-- Start of RECORDED DATA --
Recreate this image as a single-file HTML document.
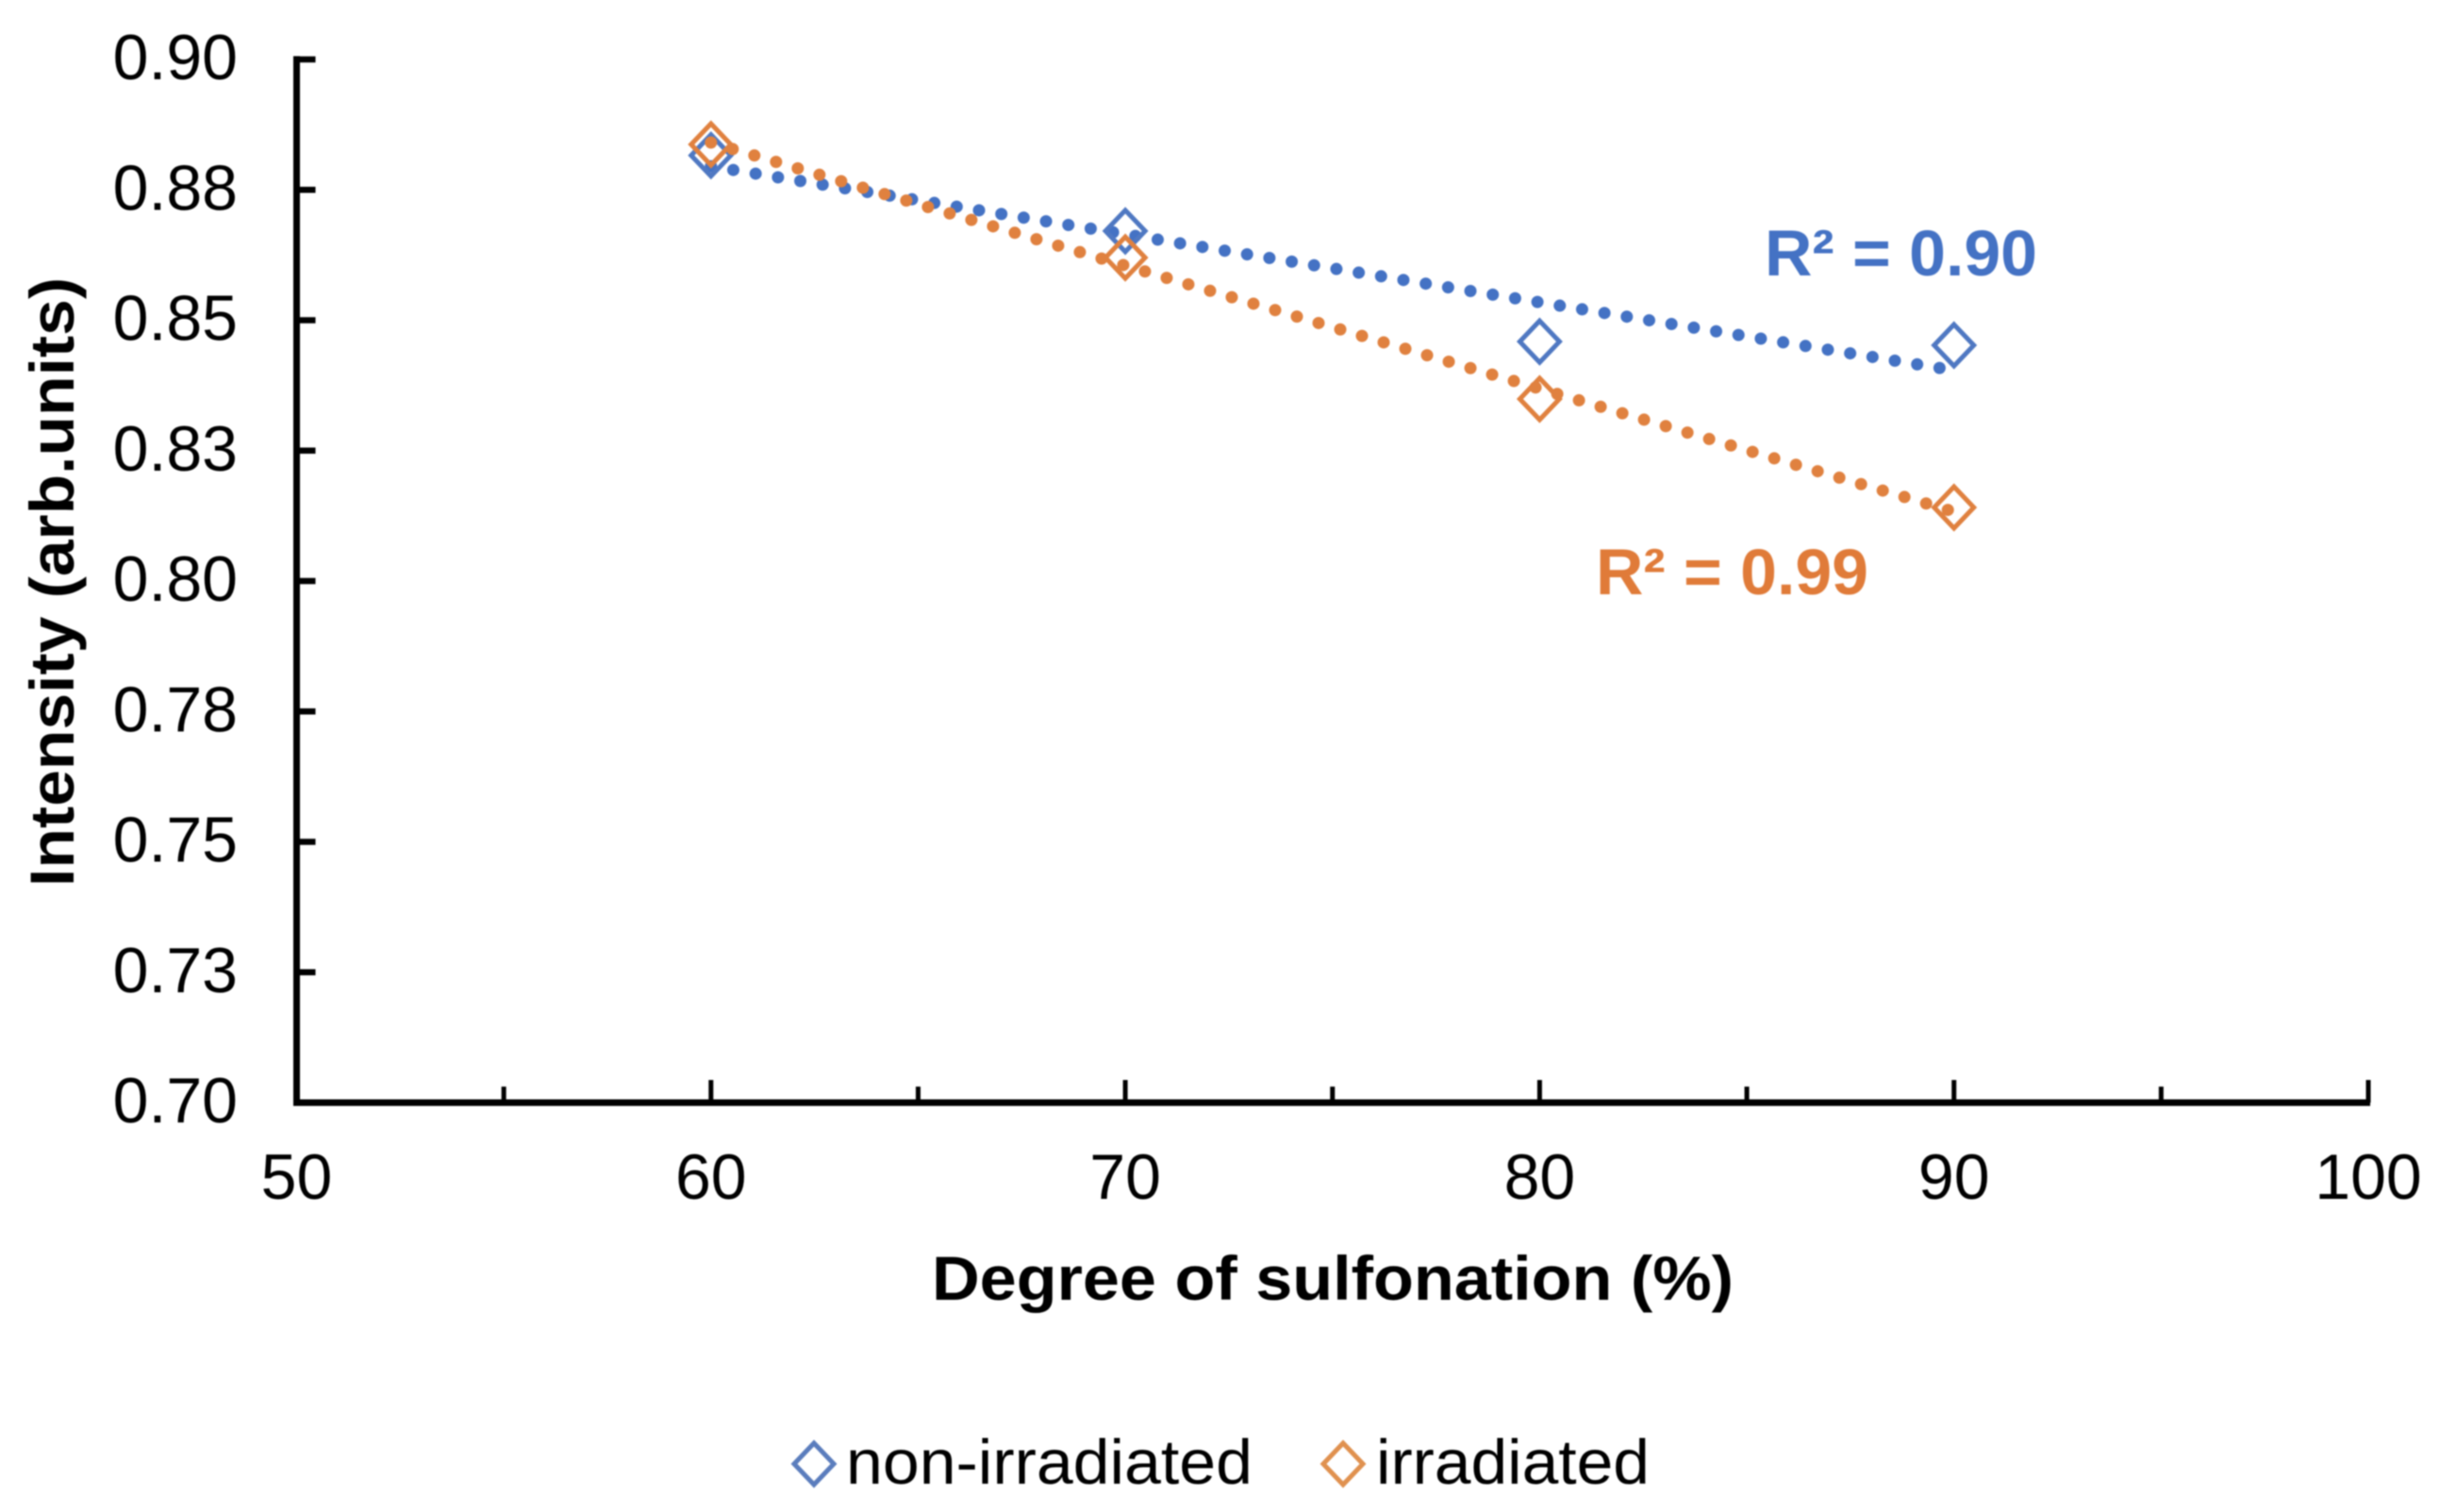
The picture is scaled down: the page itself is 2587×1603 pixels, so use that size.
<!DOCTYPE html>
<html lang="en">
<head>
<meta charset="utf-8">
<title>Intensity vs degree of sulfonation</title>
<style>
html,body{margin:0;padding:0;background:#fff;}
svg{display:block;filter:blur(0.7px);}
text{font-family:"Liberation Sans",Arial,sans-serif;fill:#000;}
.tick{font-size:68px;}
.title{font-size:66px;font-weight:bold;}
.r2{font-size:69px;font-weight:bold;}
.legend{font-size:67px;}
</style>
</head>
<body>
<svg id="chart" xmlns="http://www.w3.org/2000/svg" width="2587" height="1603" viewBox="0 0 2587 1603">
  <rect x="0" y="0" width="2587" height="1603" fill="#fff"/>
  <g id="axes"></g>
  <g id="series"></g>
  <text class="title" x="1413" y="1378" text-anchor="middle" textLength="850" lengthAdjust="spacingAndGlyphs">Degree of sulfonation (%)</text>
  <text class="title" x="0" y="0" text-anchor="middle" transform="translate(78 617) rotate(-90)" textLength="646" lengthAdjust="spacingAndGlyphs">Intensity (arb.units)</text>
  <text class="r2" x="1871" y="292" textLength="289" lengthAdjust="spacingAndGlyphs" style="fill:#4472C4">R² = 0.90</text>
  <text class="r2" x="1692" y="630" textLength="289" lengthAdjust="spacingAndGlyphs" style="fill:#E07B39">R² = 0.99</text>
  <g>
    <g>
      <path d="M863 1530 L884 1552 L863 1574 L842 1552 Z" fill="none" stroke="#5B7DBD" stroke-width="5"/>
      <text class="legend" x="897" y="1573" textLength="431" lengthAdjust="spacingAndGlyphs">non-irradiated</text>
    </g>
    <g>
      <path d="M1424 1530 L1445 1552 L1424 1574 L1403 1552 Z" fill="none" stroke="#E0914F" stroke-width="5"/>
      <text class="legend" x="1459" y="1573" textLength="290" lengthAdjust="spacingAndGlyphs">irradiated</text>
    </g>
  </g>
</svg>
<script>
const degreeValues = [60, 70, 80, 90];
const nonIrradiatedValues = [0.8816, 0.8671, 0.8459, 0.8452];
const irradiatedValues = [0.8837, 0.8620, 0.8349, 0.8141];
const xMajorTicks = [50, 60, 70, 80, 90, 100];
const xMinorTicks = [55, 65, 75, 85, 95];
const yTickValues = [0.90, 0.875, 0.85, 0.825, 0.80, 0.775, 0.75, 0.725, 0.70];
const yTickLabels = ['0.90', '0.88', '0.85', '0.83', '0.80', '0.78', '0.75', '0.73', '0.70'];

const NS = 'http://www.w3.org/2000/svg';
const axes = document.getElementById('axes');
const seriesGroup = document.getElementById('series');

function xScale(v) { return 314.5 + (v - 50) * (2511 - 314.5) / 50; }
function yScale(v) { return 1169 - (v - 0.70) * (1169 - 63) / 0.20; }

function make(tag, attrs, parent) {
  const node = document.createElementNS(NS, tag);
  for (const k in attrs) node.setAttribute(k, attrs[k]);
  parent.appendChild(node);
  return node;
}

function fit(xs, ys) {
  const mx = xs.reduce((a, b) => a + b, 0) / xs.length;
  const my = ys.reduce((a, b) => a + b, 0) / ys.length;
  let num = 0, den = 0;
  xs.forEach((x, i) => { num += (x - mx) * (ys[i] - my); den += (x - mx) * (x - mx); });
  const slope = num / den;
  return x => my + slope * (x - mx);
}

// Axis lines
const yAxisLine = make('line', {x1: xScale(50), y1: yScale(0.90) - 3.5, x2: xScale(50), y2: yScale(0.70) + 3.5, stroke: '#000', 'stroke-width': 7}, axes);


const xAxisLine = make('line', {x1: xScale(50) - 3.5, y1: yScale(0.70), x2: xScale(100) + 2, y2: yScale(0.70), stroke: '#000', 'stroke-width': 7}, axes);



// Y ticks and labels
yTickValues.forEach((v, i) => {
  const tick = make('line', {x1: xScale(50), y1: yScale(v), x2: xScale(50) + 20, y2: yScale(v), stroke: '#000', 'stroke-width': 6.5}, axes);
  
  
  const label = make('text', {x: 252, y: yScale(v) + 21, 'text-anchor': 'end', class: 'tick'}, axes);
  
  
  label.textContent = yTickLabels[i];
});

// X ticks and labels
xMajorTicks.forEach(v => {
  const tick = make('line', {x1: xScale(v), y1: yScale(0.70), x2: xScale(v), y2: yScale(0.70) - 24, stroke: '#000', 'stroke-width': 5}, axes);
  
  
  const label = make('text', {x: xScale(v), y: 1271, 'text-anchor': 'middle', class: 'tick'}, axes);
  
  
  label.textContent = String(v);
});
xMinorTicks.forEach(v => {
  const tick = make('line', {x1: xScale(v), y1: yScale(0.70), x2: xScale(v), y2: yScale(0.70) - 17, stroke: '#000', 'stroke-width': 5}, axes);
  
  
});

// Series: dotted trendline then diamond markers
function drawSeries(values, lineColor, markerColor, prefix) {
  const group = make('g', {}, seriesGroup);
  
  
  const trend = fit(degreeValues, values);
  const first = degreeValues[0];
  const last = degreeValues[degreeValues.length - 1];
  const line = make('line', {
    x1: xScale(first), y1: yScale(trend(first)),
    x2: xScale(last), y2: yScale(trend(last)),
    stroke: lineColor, 'stroke-width': 13, 'stroke-linecap': 'round', 'stroke-dasharray': '0 24'
  }, group);
  
  
  values.forEach((v, i) => {
    const cx = xScale(degreeValues[i]);
    const cy = yScale(v);
    const d = 'M' + cx + ' ' + (cy - 22) + ' L' + (cx + 21) + ' ' + cy + ' L' + cx + ' ' + (cy + 22) + ' L' + (cx - 21) + ' ' + cy + ' Z';
    const marker = make('path', {d: d, fill: 'none', stroke: markerColor, 'stroke-width': 5}, group);
    
    
  });
}
drawSeries(nonIrradiatedValues, '#4472C4', '#4F78C2', 'non-irradiated');
drawSeries(irradiatedValues, '#E0813F', '#E0813F', 'irradiated');
</script>
</body>
</html>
-- End of RECORDED DATA --
*TASK DETAILS*. The material above must be printed exactly, with its pictures left out.

*WRITTEN SOLUTION*.
Recreate this image as a single-file HTML document.
The picture is scaled down: the page itself is 2587×1603 pixels, so use that size.
<!DOCTYPE html>
<html lang="en">
<head>
<meta charset="utf-8">
<title>Intensity vs degree of sulfonation</title>
<style>
html,body{margin:0;padding:0;background:#fff;}
svg{display:block;filter:blur(0.7px);}
text{font-family:"Liberation Sans",Arial,sans-serif;fill:#000;}
.tick{font-size:68px;}
.title{font-size:66px;font-weight:bold;}
.r2{font-size:69px;font-weight:bold;}
.legend{font-size:67px;}
</style>
</head>
<body>
<svg id="chart" xmlns="http://www.w3.org/2000/svg" width="2587" height="1603" viewBox="0 0 2587 1603">
  <rect x="0" y="0" width="2587" height="1603" fill="#fff"/>
  <g id="axes"></g>
  <g id="series"></g>
  <text class="title" x="1413" y="1378" text-anchor="middle" textLength="850" lengthAdjust="spacingAndGlyphs">Degree of sulfonation (%)</text>
  <text class="title" x="0" y="0" text-anchor="middle" transform="translate(78 617) rotate(-90)" textLength="646" lengthAdjust="spacingAndGlyphs">Intensity (arb.units)</text>
  <text class="r2" x="1871" y="292" textLength="289" lengthAdjust="spacingAndGlyphs" style="fill:#4472C4">R² = 0.90</text>
  <text class="r2" x="1692" y="630" textLength="289" lengthAdjust="spacingAndGlyphs" style="fill:#E07B39">R² = 0.99</text>
  <g>
    <g>
      <path d="M863 1530 L884 1552 L863 1574 L842 1552 Z" fill="none" stroke="#5B7DBD" stroke-width="5"/>
      <text class="legend" x="897" y="1573" textLength="431" lengthAdjust="spacingAndGlyphs">non-irradiated</text>
    </g>
    <g>
      <path d="M1424 1530 L1445 1552 L1424 1574 L1403 1552 Z" fill="none" stroke="#E0914F" stroke-width="5"/>
      <text class="legend" x="1459" y="1573" textLength="290" lengthAdjust="spacingAndGlyphs">irradiated</text>
    </g>
  </g>
</svg>
<script>
const degreeValues = [60, 70, 80, 90];
const nonIrradiatedValues = [0.8816, 0.8671, 0.8459, 0.8452];
const irradiatedValues = [0.8837, 0.8620, 0.8349, 0.8141];
const xMajorTicks = [50, 60, 70, 80, 90, 100];
const xMinorTicks = [55, 65, 75, 85, 95];
const yTickValues = [0.90, 0.875, 0.85, 0.825, 0.80, 0.775, 0.75, 0.725, 0.70];
const yTickLabels = ['0.90', '0.88', '0.85', '0.83', '0.80', '0.78', '0.75', '0.73', '0.70'];

const NS = 'http://www.w3.org/2000/svg';
const axes = document.getElementById('axes');
const seriesGroup = document.getElementById('series');

function xScale(v) { return 314.5 + (v - 50) * (2511 - 314.5) / 50; }
function yScale(v) { return 1169 - (v - 0.70) * (1169 - 63) / 0.20; }

function make(tag, attrs, parent) {
  const node = document.createElementNS(NS, tag);
  for (const k in attrs) node.setAttribute(k, attrs[k]);
  parent.appendChild(node);
  return node;
}

function fit(xs, ys) {
  const mx = xs.reduce((a, b) => a + b, 0) / xs.length;
  const my = ys.reduce((a, b) => a + b, 0) / ys.length;
  let num = 0, den = 0;
  xs.forEach((x, i) => { num += (x - mx) * (ys[i] - my); den += (x - mx) * (x - mx); });
  const slope = num / den;
  return x => my + slope * (x - mx);
}

// Axis lines
const yAxisLine = make('line', {x1: xScale(50), y1: yScale(0.90) - 3.5, x2: xScale(50), y2: yScale(0.70) + 3.5, stroke: '#000', 'stroke-width': 7}, axes);


const xAxisLine = make('line', {x1: xScale(50) - 3.5, y1: yScale(0.70), x2: xScale(100) + 2, y2: yScale(0.70), stroke: '#000', 'stroke-width': 7}, axes);



// Y ticks and labels
yTickValues.forEach((v, i) => {
  const tick = make('line', {x1: xScale(50), y1: yScale(v), x2: xScale(50) + 20, y2: yScale(v), stroke: '#000', 'stroke-width': 6.5}, axes);
  
  
  const label = make('text', {x: 252, y: yScale(v) + 21, 'text-anchor': 'end', class: 'tick'}, axes);
  
  
  label.textContent = yTickLabels[i];
});

// X ticks and labels
xMajorTicks.forEach(v => {
  const tick = make('line', {x1: xScale(v), y1: yScale(0.70), x2: xScale(v), y2: yScale(0.70) - 24, stroke: '#000', 'stroke-width': 5}, axes);
  
  
  const label = make('text', {x: xScale(v), y: 1271, 'text-anchor': 'middle', class: 'tick'}, axes);
  
  
  label.textContent = String(v);
});
xMinorTicks.forEach(v => {
  const tick = make('line', {x1: xScale(v), y1: yScale(0.70), x2: xScale(v), y2: yScale(0.70) - 17, stroke: '#000', 'stroke-width': 5}, axes);
  
  
});

// Series: dotted trendline then diamond markers
function drawSeries(values, lineColor, markerColor, prefix) {
  const group = make('g', {}, seriesGroup);
  
  
  const trend = fit(degreeValues, values);
  const first = degreeValues[0];
  const last = degreeValues[degreeValues.length - 1];
  const line = make('line', {
    x1: xScale(first), y1: yScale(trend(first)),
    x2: xScale(last), y2: yScale(trend(last)),
    stroke: lineColor, 'stroke-width': 13, 'stroke-linecap': 'round', 'stroke-dasharray': '0 24'
  }, group);
  
  
  values.forEach((v, i) => {
    const cx = xScale(degreeValues[i]);
    const cy = yScale(v);
    const d = 'M' + cx + ' ' + (cy - 22) + ' L' + (cx + 21) + ' ' + cy + ' L' + cx + ' ' + (cy + 22) + ' L' + (cx - 21) + ' ' + cy + ' Z';
    const marker = make('path', {d: d, fill: 'none', stroke: markerColor, 'stroke-width': 5}, group);
    
    
  });
}
drawSeries(nonIrradiatedValues, '#4472C4', '#4F78C2', 'non-irradiated');
drawSeries(irradiatedValues, '#E0813F', '#E0813F', 'irradiated');
</script>
</body>
</html>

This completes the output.